In the book "Cohomology Operations" by Steenrod and Epstein, at page 56, the author says that the existence of a field of $k$-frames (i.e. a function that maps a point of the sphere to a $k$-frame tangent to the point) is equivalent to the existence of a section to the fibre bundle $$V_{k+1}(\mathbb{R}^n)\longrightarrow V_1(\mathbb{R}^n)=S^{n-1}$$ I do not have that much familiarity with fibre bundles, and I would like to know how they are equivalent.
Thanks to everybody who will answer.
PS: $V_k(\mathbb{R}^n)$ is the Stiefel manifold of $k$-frames in $\mathbb{R}^n$. A $k$-frame is a set of $k$ orthonormal vectors.
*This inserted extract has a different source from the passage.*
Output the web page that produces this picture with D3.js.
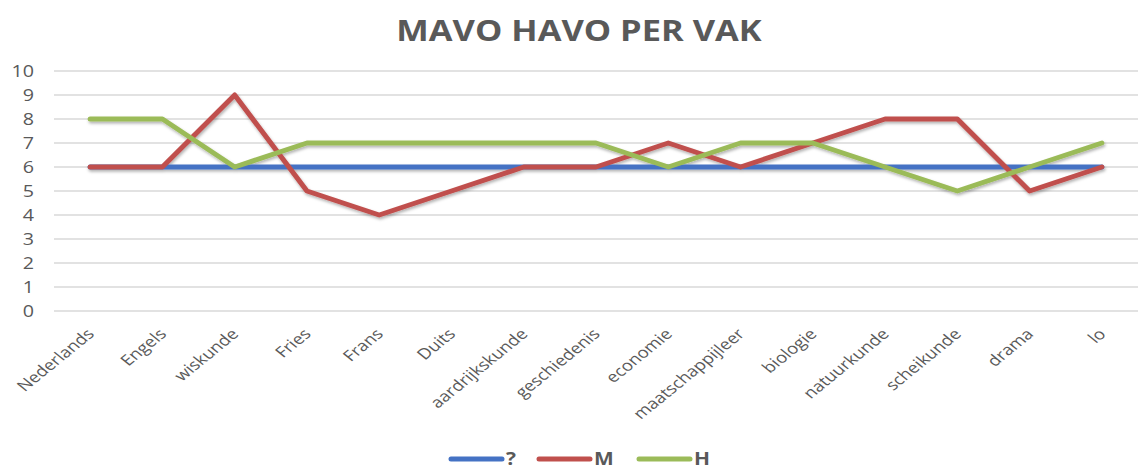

Think of $S^{n-1}$ as the unit sphere in $\mathbb{R}^n$. Then, we can identify the tangent space $T_x S^{n-1}$ at $x \in S^{n-1}$ with the hyperplane in $\mathbb{R}^n$ that is perpendicular to $x$ regarded as a vector, and furthermore this identification is continuous in $x$.
Now, given a field of $k$-frames $\{\eta_1(x), \ldots, \eta_k(x)\}$, the map $\sigma: x \mapsto (x, \eta_1(x), \ldots, \eta_k(x))$ is a section of $V_{k+1}(\mathbb{R}^n) \to S^{n-1}$. Conversely, given a section $\sigma: S^{n-1} \to V_{k+1}(\mathbb{R}^n)$, we can write $\sigma(x) = (x, \eta_1(x), \ldots, \eta_k(x))$, and $\{\eta_1(x), \ldots, \eta_k(x)\}$ is a $k$-frame field on $S^{n-1}$.